Work instructions: Find all lines in the records that include the word "matches", and copy them out.

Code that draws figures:
┄┄┄┄┄┄

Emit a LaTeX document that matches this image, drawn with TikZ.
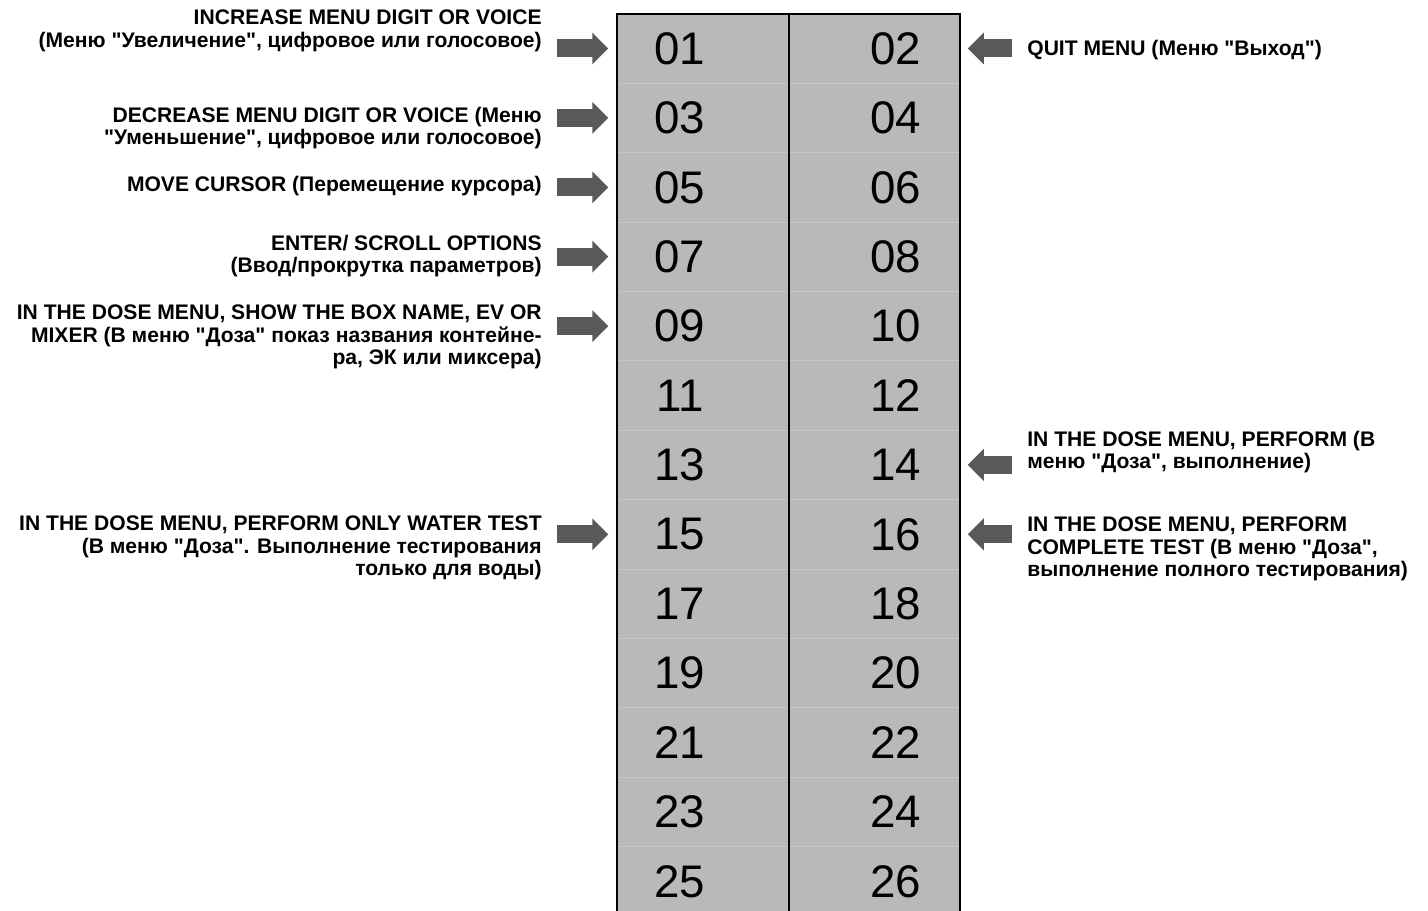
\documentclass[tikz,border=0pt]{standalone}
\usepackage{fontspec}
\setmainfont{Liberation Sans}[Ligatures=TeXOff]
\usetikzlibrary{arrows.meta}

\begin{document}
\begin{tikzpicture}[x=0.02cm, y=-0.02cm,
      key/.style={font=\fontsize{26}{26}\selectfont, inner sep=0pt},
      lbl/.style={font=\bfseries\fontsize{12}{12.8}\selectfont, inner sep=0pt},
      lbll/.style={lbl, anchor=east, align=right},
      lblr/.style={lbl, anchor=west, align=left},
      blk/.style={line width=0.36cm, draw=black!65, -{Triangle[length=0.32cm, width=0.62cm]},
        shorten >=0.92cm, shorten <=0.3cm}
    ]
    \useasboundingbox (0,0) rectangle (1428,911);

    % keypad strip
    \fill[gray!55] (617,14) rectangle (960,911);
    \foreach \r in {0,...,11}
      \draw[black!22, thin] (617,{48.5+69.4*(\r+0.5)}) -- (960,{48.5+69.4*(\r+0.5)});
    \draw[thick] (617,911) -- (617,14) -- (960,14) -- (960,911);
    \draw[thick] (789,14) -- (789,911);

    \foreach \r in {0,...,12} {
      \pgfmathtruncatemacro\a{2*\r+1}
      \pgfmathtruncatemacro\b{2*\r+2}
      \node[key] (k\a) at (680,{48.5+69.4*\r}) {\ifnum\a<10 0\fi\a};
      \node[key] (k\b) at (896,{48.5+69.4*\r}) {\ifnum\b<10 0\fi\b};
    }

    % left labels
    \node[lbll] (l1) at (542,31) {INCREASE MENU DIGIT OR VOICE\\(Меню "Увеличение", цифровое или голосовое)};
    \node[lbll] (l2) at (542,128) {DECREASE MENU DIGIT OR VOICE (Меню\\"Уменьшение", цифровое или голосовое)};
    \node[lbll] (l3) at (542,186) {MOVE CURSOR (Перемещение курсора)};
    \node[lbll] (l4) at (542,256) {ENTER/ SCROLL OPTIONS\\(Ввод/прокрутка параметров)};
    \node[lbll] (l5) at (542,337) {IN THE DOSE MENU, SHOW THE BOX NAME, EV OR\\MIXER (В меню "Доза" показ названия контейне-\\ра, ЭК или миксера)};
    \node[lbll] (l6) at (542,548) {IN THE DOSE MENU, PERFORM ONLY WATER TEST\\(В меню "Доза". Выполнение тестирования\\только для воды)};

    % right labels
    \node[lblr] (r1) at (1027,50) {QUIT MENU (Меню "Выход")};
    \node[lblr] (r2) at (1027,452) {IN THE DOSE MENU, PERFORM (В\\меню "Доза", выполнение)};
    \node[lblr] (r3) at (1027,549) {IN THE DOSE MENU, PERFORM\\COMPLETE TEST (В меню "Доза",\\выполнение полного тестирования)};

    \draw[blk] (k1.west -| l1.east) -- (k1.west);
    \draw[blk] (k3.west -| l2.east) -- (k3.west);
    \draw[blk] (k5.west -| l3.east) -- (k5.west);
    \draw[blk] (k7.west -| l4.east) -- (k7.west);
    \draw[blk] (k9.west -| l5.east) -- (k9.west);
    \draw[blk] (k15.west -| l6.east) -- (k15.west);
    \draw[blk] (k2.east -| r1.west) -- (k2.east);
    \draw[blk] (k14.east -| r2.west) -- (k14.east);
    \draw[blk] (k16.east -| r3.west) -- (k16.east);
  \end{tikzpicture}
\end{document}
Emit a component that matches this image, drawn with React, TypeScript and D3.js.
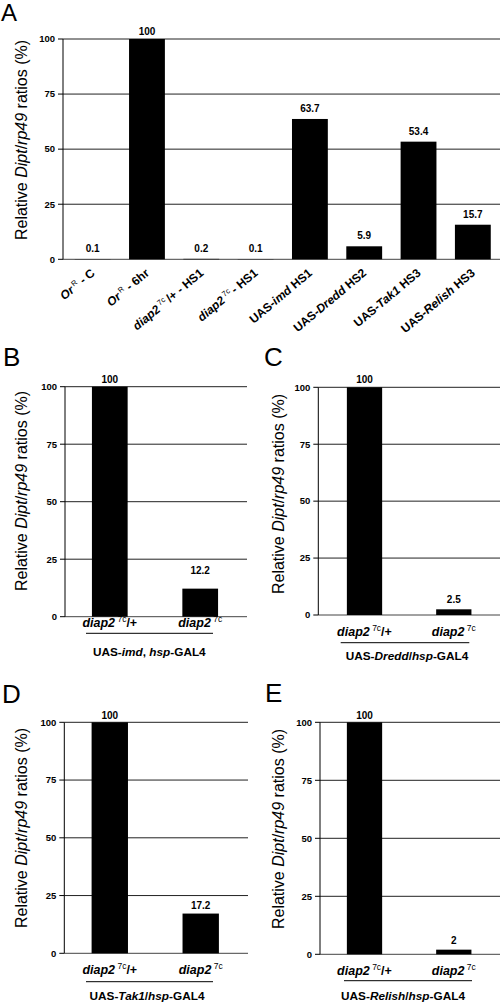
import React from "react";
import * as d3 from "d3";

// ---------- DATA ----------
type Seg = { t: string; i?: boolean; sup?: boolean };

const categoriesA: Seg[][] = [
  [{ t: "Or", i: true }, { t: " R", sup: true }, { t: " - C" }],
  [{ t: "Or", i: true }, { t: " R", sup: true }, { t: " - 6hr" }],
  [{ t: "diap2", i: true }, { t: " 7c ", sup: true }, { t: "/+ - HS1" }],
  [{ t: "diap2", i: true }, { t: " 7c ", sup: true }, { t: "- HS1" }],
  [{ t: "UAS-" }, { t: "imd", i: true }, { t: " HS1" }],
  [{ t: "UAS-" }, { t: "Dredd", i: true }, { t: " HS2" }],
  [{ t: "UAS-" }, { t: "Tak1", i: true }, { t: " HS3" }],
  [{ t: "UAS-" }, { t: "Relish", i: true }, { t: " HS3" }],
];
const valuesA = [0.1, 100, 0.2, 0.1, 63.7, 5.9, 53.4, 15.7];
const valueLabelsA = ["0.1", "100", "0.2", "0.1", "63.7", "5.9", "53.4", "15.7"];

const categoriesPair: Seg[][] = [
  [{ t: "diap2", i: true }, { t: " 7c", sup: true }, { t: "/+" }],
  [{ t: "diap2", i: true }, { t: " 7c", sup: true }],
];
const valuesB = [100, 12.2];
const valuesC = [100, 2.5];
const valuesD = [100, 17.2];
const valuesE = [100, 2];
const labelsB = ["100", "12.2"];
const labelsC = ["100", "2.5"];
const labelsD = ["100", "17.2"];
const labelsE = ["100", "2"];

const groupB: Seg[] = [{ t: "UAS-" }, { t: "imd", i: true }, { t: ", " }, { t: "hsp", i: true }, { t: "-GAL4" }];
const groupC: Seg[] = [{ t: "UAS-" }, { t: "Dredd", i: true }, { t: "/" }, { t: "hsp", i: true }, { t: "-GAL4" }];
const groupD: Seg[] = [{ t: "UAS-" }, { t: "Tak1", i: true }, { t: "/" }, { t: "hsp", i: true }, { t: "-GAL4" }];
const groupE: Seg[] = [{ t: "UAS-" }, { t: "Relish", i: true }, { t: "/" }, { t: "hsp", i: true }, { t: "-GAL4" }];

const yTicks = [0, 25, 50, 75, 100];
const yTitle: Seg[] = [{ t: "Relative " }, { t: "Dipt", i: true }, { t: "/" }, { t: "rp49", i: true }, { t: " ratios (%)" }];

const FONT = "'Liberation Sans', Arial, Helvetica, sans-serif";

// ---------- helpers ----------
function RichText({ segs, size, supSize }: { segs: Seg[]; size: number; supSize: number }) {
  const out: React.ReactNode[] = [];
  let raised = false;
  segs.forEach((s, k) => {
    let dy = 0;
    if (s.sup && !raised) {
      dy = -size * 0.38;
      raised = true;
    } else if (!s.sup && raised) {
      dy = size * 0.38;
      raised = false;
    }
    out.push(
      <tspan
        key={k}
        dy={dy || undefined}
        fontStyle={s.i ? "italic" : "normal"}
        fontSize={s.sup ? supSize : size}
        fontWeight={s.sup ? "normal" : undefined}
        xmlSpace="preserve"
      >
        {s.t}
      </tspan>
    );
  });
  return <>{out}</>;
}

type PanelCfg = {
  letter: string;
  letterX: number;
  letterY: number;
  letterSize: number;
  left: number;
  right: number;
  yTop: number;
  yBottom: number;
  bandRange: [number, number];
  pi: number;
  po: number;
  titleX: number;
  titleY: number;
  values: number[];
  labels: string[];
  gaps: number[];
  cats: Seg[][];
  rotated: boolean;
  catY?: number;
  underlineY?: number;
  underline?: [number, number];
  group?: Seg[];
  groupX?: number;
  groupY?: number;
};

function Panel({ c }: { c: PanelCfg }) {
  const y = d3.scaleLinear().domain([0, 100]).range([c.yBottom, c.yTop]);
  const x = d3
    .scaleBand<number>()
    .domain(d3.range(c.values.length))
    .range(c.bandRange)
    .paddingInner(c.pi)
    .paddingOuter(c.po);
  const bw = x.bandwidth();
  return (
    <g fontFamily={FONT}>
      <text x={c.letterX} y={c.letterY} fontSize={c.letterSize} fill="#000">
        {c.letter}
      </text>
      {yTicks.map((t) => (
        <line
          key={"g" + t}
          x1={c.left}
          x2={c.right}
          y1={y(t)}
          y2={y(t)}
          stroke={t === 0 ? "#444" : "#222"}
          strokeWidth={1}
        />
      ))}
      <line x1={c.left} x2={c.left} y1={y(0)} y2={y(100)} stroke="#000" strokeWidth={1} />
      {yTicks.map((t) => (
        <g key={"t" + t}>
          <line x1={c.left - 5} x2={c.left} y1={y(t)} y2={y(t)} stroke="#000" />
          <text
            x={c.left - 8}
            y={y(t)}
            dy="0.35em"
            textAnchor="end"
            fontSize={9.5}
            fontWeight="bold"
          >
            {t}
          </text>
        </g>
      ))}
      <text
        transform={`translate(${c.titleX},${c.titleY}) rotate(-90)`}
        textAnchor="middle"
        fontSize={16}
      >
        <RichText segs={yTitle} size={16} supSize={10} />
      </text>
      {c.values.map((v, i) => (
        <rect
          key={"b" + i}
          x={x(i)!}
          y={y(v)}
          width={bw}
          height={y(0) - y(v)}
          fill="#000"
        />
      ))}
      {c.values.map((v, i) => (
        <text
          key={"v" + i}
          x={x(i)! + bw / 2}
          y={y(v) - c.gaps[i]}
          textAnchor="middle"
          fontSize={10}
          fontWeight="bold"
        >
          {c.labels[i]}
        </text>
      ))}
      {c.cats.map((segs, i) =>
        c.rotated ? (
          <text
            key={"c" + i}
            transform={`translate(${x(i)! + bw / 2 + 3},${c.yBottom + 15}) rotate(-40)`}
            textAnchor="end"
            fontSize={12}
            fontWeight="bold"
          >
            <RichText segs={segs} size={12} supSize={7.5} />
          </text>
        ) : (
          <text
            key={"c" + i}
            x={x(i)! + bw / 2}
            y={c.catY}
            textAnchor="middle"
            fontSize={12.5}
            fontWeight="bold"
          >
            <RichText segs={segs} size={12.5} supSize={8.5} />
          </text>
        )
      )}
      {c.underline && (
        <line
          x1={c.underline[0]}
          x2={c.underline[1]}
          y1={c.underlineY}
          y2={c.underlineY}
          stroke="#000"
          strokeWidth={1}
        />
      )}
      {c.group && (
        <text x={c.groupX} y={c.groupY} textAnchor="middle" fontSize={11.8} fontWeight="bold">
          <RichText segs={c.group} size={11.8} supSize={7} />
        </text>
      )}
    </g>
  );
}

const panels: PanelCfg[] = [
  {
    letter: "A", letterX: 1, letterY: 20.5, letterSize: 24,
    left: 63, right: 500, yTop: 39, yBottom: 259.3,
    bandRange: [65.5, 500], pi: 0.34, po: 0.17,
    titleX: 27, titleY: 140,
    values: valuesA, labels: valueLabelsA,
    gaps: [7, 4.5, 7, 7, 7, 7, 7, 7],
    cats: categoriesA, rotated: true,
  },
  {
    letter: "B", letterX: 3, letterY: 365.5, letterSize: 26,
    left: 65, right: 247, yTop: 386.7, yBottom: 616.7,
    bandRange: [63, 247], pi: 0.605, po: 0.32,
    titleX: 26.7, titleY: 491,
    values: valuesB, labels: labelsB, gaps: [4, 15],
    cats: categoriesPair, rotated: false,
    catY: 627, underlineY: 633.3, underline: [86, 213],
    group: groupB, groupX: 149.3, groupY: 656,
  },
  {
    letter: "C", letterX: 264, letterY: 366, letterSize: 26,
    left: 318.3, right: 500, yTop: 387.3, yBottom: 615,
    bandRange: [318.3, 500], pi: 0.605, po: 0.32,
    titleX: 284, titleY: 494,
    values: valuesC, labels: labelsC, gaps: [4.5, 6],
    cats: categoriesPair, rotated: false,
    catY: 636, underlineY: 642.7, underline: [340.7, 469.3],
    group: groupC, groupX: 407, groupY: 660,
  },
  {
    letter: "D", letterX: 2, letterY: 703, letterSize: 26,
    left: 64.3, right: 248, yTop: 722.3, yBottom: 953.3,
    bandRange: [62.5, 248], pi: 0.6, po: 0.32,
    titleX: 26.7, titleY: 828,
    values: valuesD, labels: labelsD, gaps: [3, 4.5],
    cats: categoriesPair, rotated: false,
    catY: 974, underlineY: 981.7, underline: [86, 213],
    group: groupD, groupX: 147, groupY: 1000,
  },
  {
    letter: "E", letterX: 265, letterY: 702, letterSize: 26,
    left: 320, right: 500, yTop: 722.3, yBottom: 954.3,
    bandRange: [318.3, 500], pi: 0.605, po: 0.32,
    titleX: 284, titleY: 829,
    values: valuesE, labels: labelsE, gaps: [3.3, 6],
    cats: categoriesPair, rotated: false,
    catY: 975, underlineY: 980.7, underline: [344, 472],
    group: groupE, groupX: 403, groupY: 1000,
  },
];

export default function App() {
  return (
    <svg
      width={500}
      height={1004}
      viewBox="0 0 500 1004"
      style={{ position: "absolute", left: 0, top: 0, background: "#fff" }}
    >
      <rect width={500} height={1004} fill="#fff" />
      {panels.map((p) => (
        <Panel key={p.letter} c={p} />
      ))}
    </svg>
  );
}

┄┄┄┄┄┄

The response:
Emit a LaTeX document that matches this image, drawn with TikZ.
Emit a component that matches this image, drawn with React, TypeScript and D3.js.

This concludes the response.